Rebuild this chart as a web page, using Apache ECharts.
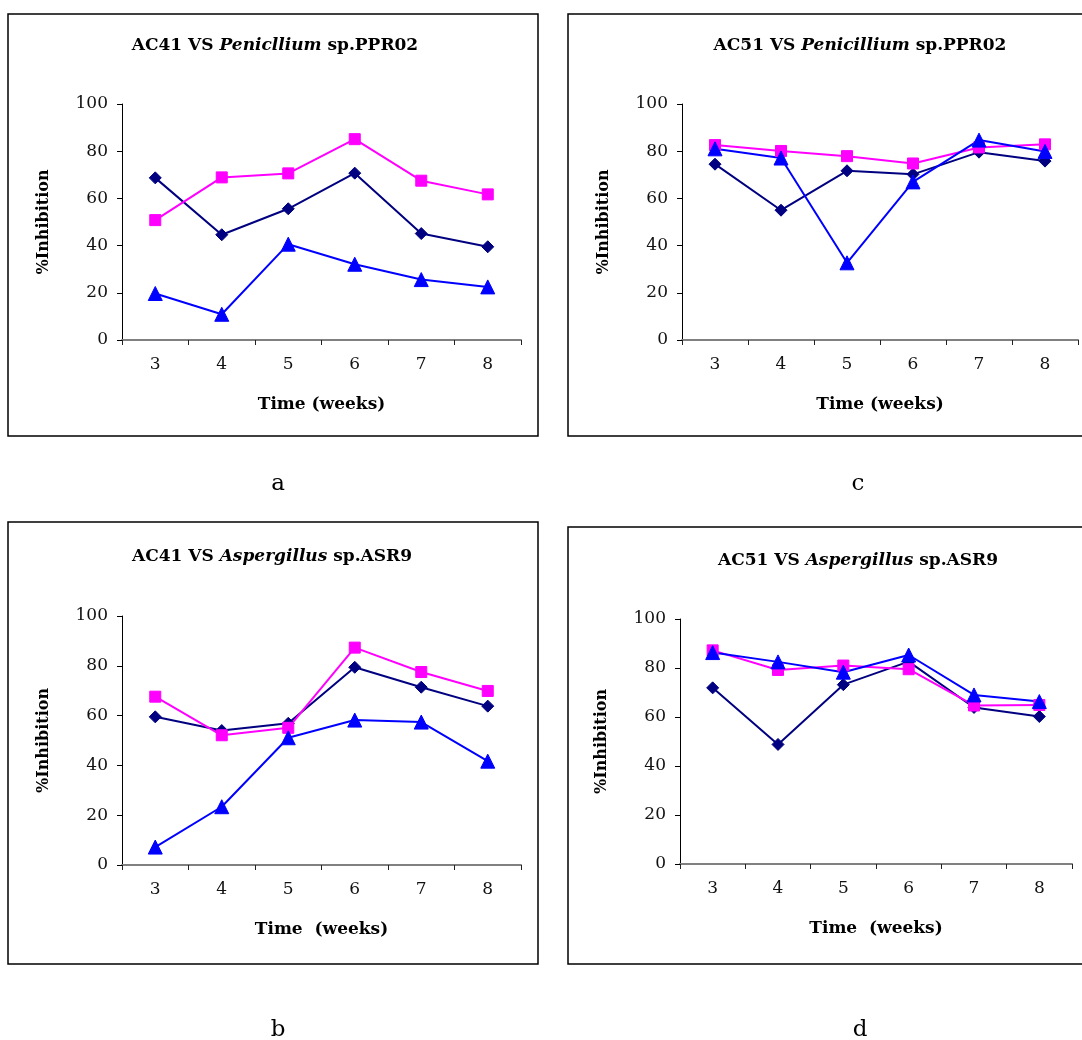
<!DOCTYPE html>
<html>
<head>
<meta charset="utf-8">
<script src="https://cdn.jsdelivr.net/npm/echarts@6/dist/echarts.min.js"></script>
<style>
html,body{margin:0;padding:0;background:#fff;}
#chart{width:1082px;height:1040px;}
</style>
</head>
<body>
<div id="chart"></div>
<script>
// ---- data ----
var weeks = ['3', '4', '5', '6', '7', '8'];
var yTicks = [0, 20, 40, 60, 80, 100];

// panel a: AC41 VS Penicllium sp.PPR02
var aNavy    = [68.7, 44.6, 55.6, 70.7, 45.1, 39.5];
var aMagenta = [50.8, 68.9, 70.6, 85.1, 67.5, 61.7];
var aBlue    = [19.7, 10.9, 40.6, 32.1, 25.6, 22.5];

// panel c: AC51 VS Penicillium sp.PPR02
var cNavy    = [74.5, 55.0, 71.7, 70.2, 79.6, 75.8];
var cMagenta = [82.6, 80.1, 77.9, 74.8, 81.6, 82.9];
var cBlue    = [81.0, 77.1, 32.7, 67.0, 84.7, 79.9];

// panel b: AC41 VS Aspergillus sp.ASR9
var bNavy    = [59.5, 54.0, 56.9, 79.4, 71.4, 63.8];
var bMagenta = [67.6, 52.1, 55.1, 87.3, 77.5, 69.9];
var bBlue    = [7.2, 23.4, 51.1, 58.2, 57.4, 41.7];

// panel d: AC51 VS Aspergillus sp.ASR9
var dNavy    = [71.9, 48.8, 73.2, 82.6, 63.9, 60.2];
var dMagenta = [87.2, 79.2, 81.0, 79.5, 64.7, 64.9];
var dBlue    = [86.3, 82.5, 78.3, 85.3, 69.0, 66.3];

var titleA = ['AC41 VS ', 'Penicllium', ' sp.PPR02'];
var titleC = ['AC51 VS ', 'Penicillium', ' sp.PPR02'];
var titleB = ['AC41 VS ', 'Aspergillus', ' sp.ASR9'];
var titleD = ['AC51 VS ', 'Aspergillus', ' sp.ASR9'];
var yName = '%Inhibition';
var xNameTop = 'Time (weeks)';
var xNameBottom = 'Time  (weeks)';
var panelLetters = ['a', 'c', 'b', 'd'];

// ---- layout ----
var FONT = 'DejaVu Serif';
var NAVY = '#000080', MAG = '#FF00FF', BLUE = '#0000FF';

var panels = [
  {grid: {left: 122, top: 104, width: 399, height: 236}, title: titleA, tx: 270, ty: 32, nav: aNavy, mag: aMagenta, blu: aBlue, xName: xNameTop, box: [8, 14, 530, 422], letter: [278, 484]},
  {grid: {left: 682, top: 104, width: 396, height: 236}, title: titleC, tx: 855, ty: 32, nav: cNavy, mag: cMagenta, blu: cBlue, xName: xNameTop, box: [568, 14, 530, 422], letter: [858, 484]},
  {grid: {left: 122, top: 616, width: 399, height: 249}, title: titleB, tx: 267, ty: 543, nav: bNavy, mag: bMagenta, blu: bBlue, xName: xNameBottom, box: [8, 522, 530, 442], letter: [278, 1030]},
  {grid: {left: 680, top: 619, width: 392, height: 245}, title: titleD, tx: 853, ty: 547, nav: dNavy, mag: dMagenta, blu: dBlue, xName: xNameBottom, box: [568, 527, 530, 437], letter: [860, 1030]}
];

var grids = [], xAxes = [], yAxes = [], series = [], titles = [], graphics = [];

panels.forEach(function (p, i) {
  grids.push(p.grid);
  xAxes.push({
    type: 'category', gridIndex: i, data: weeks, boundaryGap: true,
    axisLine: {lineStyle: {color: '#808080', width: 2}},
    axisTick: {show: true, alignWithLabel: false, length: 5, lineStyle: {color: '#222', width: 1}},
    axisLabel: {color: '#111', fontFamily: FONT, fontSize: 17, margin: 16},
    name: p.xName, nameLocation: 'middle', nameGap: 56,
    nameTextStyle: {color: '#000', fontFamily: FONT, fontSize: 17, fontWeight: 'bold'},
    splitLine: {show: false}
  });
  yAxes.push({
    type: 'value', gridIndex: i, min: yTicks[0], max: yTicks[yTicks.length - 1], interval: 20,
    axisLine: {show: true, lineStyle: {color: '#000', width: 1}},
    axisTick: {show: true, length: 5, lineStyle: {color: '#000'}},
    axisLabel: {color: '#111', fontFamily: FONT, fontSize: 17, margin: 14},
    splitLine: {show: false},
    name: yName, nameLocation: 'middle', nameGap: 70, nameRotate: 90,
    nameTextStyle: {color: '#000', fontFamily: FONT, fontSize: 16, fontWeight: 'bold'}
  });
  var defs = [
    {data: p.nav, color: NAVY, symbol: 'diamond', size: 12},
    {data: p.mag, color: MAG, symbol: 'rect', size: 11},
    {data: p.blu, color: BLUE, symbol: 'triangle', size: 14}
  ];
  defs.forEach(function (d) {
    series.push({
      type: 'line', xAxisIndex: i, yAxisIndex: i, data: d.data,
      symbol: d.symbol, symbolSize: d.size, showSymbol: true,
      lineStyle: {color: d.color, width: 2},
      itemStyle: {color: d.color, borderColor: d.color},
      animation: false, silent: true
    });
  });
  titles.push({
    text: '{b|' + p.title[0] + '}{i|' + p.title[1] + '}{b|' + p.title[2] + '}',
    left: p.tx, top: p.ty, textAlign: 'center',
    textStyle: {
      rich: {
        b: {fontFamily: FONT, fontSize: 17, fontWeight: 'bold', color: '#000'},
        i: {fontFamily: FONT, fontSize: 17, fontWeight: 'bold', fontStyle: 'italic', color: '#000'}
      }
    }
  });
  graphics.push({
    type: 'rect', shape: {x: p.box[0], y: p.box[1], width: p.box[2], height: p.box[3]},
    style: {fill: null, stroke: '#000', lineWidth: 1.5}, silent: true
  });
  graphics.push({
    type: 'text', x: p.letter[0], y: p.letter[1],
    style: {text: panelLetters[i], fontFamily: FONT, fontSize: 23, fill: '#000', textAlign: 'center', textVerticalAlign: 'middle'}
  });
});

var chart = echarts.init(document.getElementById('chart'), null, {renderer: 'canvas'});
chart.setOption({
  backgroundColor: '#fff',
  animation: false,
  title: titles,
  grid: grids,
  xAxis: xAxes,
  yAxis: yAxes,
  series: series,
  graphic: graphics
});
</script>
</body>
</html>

* Task to carry out *
Please reproduce the listing exactly from its opening line through the line that contains "var yTicks = [0, 20, 40, 60, 80, 100];", both included, with all pictures omitted.

* Exercise output *
Rebuild this chart as a web page, using Apache ECharts.
<!DOCTYPE html>
<html>
<head>
<meta charset="utf-8">
<script src="https://cdn.jsdelivr.net/npm/echarts@6/dist/echarts.min.js"></script>
<style>
html,body{margin:0;padding:0;background:#fff;}
#chart{width:1082px;height:1040px;}
</style>
</head>
<body>
<div id="chart"></div>
<script>
// ---- data ----
var weeks = ['3', '4', '5', '6', '7', '8'];
var yTicks = [0, 20, 40, 60, 80, 100];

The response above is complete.